Shrink a database prior to a server migration?

  • Hello everyone. I was hoping for a little clarification here.

    I have a database to move to a new server next week. Due to some bad programming, the database grew to 130GB, when there is only 50GB worth of data.

    Now I realize that we don't generally want to shrink a database due to fragmentation, etc. However, since I am moving the database to a new server, I would like to shrink it.

    Questions

    1) To remove any fragmentation from the system, I would simply need to rebuild all of the indexes once the move is complete correct?

    2) Since I have a limited time to complete the move, I am considering shrinking the database in small sections. Does anyone have an experence doing this and if so, the pro/cons of doing this? I have testing the shrink, and it took roughly 6 hours on my staging server to complete. Granted, Staging is not production, but I really cannot afford the downtime on the server.

    Thoughts/directions?

    Thanks,

    Fraggle

  • The thing to compare is how long the shrink takes v the copy. If the copy is quicker, and it could be since that isn't a lot of downtime, why shrink?

    1. You are correct, but keep in mind that you aren't talking a lot of data, you might want the rebuild anyway.

    2. Is this one file? Typically shrinking by file is quicker for some reason.

    Keep in mind that you'll be growing this database again to accommodate data. So don't shrink too far.

  • Well since I am one of those part-time DBA's and I am pretty sure the SSIS package for the almost 400 tables we have would take a while to build, the shrink is going to take a bit less time....unless you know of something that will do it for me, which would be GREAT!

    Yup, Planning to leave about 15% free space above the current size for space as that should last about 6-8 months with the current growth statistics.

    Fraggle

  • Why use SSIS? Why not backup and restore?

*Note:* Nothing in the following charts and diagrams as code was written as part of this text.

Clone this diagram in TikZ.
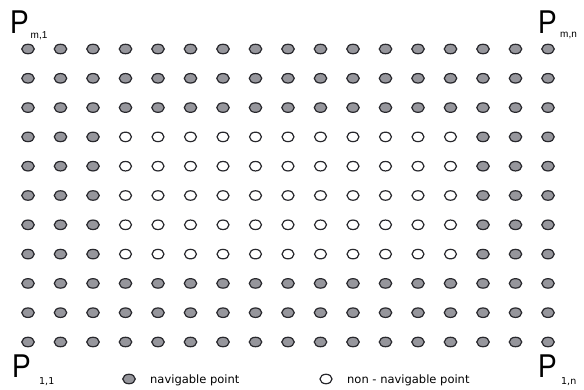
\documentclass[tikz,border=0pt]{standalone}
\usepackage{fontspec}
\setmainfont{Liberation Sans}
\newfontfamily\verd{DejaVu Sans}
\usetikzlibrary{shapes.geometric}
\definecolor{dotgray}{RGB}{150,150,156}
\definecolor{dotline}{RGB}{40,40,45}
\tikzset{
  navdot/.style={ellipse, draw=dotline, fill=dotgray, line width=1.2pt, minimum width=12.5pt, minimum height=9.5pt, inner sep=0pt},
  nondot/.style={ellipse, draw=dotline, fill=white, line width=1.2pt, minimum width=12pt, minimum height=9.5pt, inner sep=0pt},
  bigp/.style={anchor=base west, inner sep=0pt, font=\fontsize{33}{33}\selectfont},
  subtop/.style={anchor=base west, inner sep=0pt, font=\fontsize{10}{10}\selectfont},
  subbot/.style={anchor=base west, inner sep=0pt, font=\verd\fontsize{9.5}{9.5}\selectfont},
  legtext/.style={anchor=base west, inner sep=0pt, font=\verd\fontsize{11.5}{11.5}\selectfont}
}
\begin{document}
\begin{tikzpicture}[x=1pt,y=-1pt]
\useasboundingbox[fill=white] (0,0) rectangle (584,390);
\foreach \i in {1,...,17}{
  \foreach \j in {1,...,11}{
    \pgfmathsetmacro{\xx}{28+32.5*(\i-1)}
    \pgfmathsetmacro{\yy}{49+29.3*(\j-1)}
    \pgfmathtruncatemacro{\isnon}{(\j>=4)&&(\j<=8)&&(\i>=4)&&(\i<=14)}
    \ifnum\isnon=1
      \node[nondot] (d-\i-\j) at (\xx,\yy) {};
    \else
      \node[navdot] (d-\i-\j) at (\xx,\yy) {};
    \fi
  }
}
% corner labels
\node[bigp] (pm1) at (10,34) {\scalebox{0.85}[1]{P}};
\node[subtop] (pm1s) at (30.5,39) {m,1};
\node[bigp] (pmn) at (538,34) {\scalebox{0.85}[1]{P}};
\node[subtop] (pmns) at (560,38) {m,n};
\node[bigp] (p11) at (12,377) {\scalebox{0.85}[1]{P}};
\node[subbot] (p11s) at (39,384) {1,1};
\node[bigp] (p1n) at (538,377) {\scalebox{0.85}[1]{P}};
\node[subbot] (p1ns) at (561,384) {1,n};
% legend
\node[navdot] (legnav) at (129,379) {};
\node[legtext] (legnavt) at (150,383) {navigable point};
\node[nondot] (legnon) at (326,379) {};
\node[legtext] (legnont) at (347,383) {non - navigable point};
\end{tikzpicture}
\end{document}
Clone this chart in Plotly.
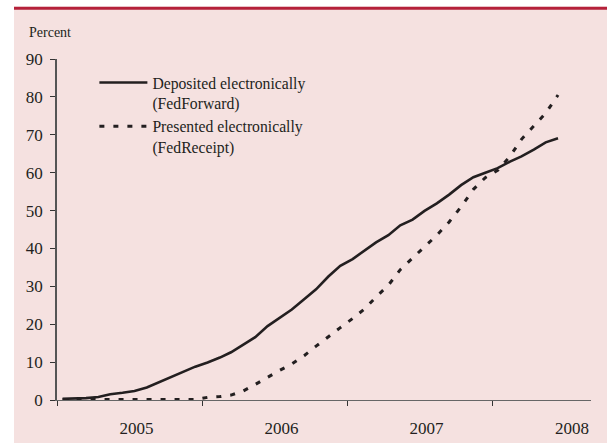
import plotly.graph_objects as go

months = [f"{y}-{m:02d}-15" for y in (2005, 2006, 2007, 2008) for m in range(1, 13)][:42]

deposited = [0.3, 0.4, 0.5, 0.8, 1.5, 1.9, 2.4, 3.3, 4.7, 6.2, 7.6, 8.8,
             9.9, 11.2, 12.6, 14.6, 16.6, 19.5, 21.6, 23.9, 26.6, 29.2, 32.6, 35.4,
             37.2, 39.5, 41.6, 43.5, 46.1, 47.6, 49.9, 51.9, 54.2, 56.7, 58.8, 60.0,
             61.2, 62.9, 64.3, 66.1, 68.0, 69.1]

presented = [0.1, 0.1, 0.1, 0.1, 0.1, 0.1, 0.1, 0.1, 0.1, 0.1, 0.1, 0.1,
             0.7, 0.9, 1.3, 2.4, 4.1, 6.0, 7.8, 9.5, 11.7, 14.2, 16.8, 19.1,
             21.5, 24.1, 27.2, 30.3, 34.4, 37.4, 40.4, 43.5, 47.0, 51.0, 55.6, 58.7,
             60.6, 64.3, 68.8, 72.2, 75.7, 80.5]

year_labels = ["2005", "2006", "2007", "2008"]
label_pos = ["2005-07-20", "2006-07-20", "2007-07-20", "2008-07-20"]
year_starts = ["2005-01-01", "2006-01-01", "2007-01-01", "2008-01-01"]
y_ticks = [0, 10, 20, 30, 40, 50, 60, 70, 80, 90]

INK = "#231f20"
PINK = "#f5e1e0"
FONT = "Liberation Serif"

fig = go.Figure()
fig.add_trace(go.Scatter(x=months, y=deposited, mode="lines",
                         name="Deposited electronically<br>(FedForward)",
                         line=dict(color=INK, width=2.6)))
fig.add_trace(go.Scatter(x=months, y=presented, mode="lines",
                         name="Presented electronically<br>(FedReceipt)",
                         line=dict(color=INK, width=3, dash="5px,9px")))

x_range = ["2005-01-01", "2008-09-06"]

fig.update_layout(
    width=607, height=443,
    margin=dict(l=57, r=16, t=59, b=43),
    paper_bgcolor=PINK, plot_bgcolor=PINK,
    font=dict(family=FONT, size=17, color=INK),
    showlegend=True,
    legend=dict(x=0.07, y=0.98, xanchor="left", yanchor="top",
                bgcolor="rgba(0,0,0,0)", valign="top",
                font=dict(family=FONT, size=15.7, color=INK),
                tracegroupgap=4, itemwidth=48),
    xaxis=dict(type="date", range=x_range, showgrid=False, zeroline=False,
               automargin=False,
               showline=True, linecolor="#666666", linewidth=1.2,
               tickmode="array", tickvals=label_pos, ticktext=year_labels,
               ticks="", ticklabelstandoff=12,
               minor=dict(tickmode="array", tickvals=year_starts, ticks="outside",
                          ticklen=5, tickcolor="#333333", tickwidth=1.2)),
    xaxis2=dict(type="date", range=x_range, overlaying="x", anchor="y",
                automargin=False,
                showgrid=False, zeroline=False, showline=False,
                tickmode="array", tickvals=year_starts, ticks="inside",
                ticklen=5, tickcolor="#333333", tickwidth=1.2,
                showticklabels=False),
    yaxis=dict(range=[0, 90], tickvals=y_ticks, showgrid=False, zeroline=False,
               automargin=False,
               showline=True, linecolor="#555555", linewidth=1.5,
               ticks="outside", ticklen=5, tickcolor="#333333", tickwidth=1.2,
               ticklabelstandoff=4),
    annotations=[dict(text="Percent", xref="paper", yref="paper",
                      x=(27 - 57) / 534, y=(400 - 42) / 340.7,
                      xanchor="left", yanchor="bottom", showarrow=False,
                      font=dict(family=FONT, size=14, color=INK))],
    shapes=[
        dict(type="rect", xref="paper", yref="paper", layer="below",
             x0=-57 / 534, x1=-43 / 534, y0=-0.2, y1=1.2,
             fillcolor="white", line=dict(width=0)),
        dict(type="rect", xref="paper", yref="paper", layer="below",
             x0=-57 / 534, x1=1.1, y0=(400 - 7) / 340.7, y1=1.2,
             fillcolor="white", line=dict(width=0)),
        dict(type="rect", xref="paper", yref="paper", layer="below",
             x0=-43 / 534, x1=1.1, y0=(400 - 10) / 340.7, y1=(400 - 7) / 340.7,
             fillcolor="#b5213a", line=dict(width=0)),
    ],
)

fig.write_html("out.html", config={"displayModeBar": False},
               post_script="document.body.style.margin='0';")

  • Please correct me if I am wrong, but wouldn't the restore process keep the MDF file the exact same size. As such, I am still left with a 130GB MDF file with only 50GB of space being used.

    Fraggle

  • Yep, but the backup file won't be 130GB. It will be the data size (with some log records). You can copy 50GB there, restore, then shrink if you really need it. However when you shrink, you'll want to leave space for data growth + reindexing. Not sure if that is 60GB, 70GB or 90GB, but you'd have to make that call.

  • do the normal shrink file process, then goto DB properties and change the mdf (data file) size to 60GB from 130GB.

    This will take care of releasing the extra space that has been occuppied by the database.

    Let me know if this worked.

  • Steve Jones - Editor (5/4/2010)


    Yep, but the backup file won't be 130GB. It will be the data size (with some log records). You can copy 50GB there, restore, then shrink if you really need it. However when you shrink, you'll want to leave space for data growth + reindexing. Not sure if that is 60GB, 70GB or 90GB, but you'd have to make that call.

    Steve, this is the point. Due to the bad code, I am wanting to shrink. Space ins't an issue on the production server, but it is on the staging server. An this has roughly 80GB of wasted space in it.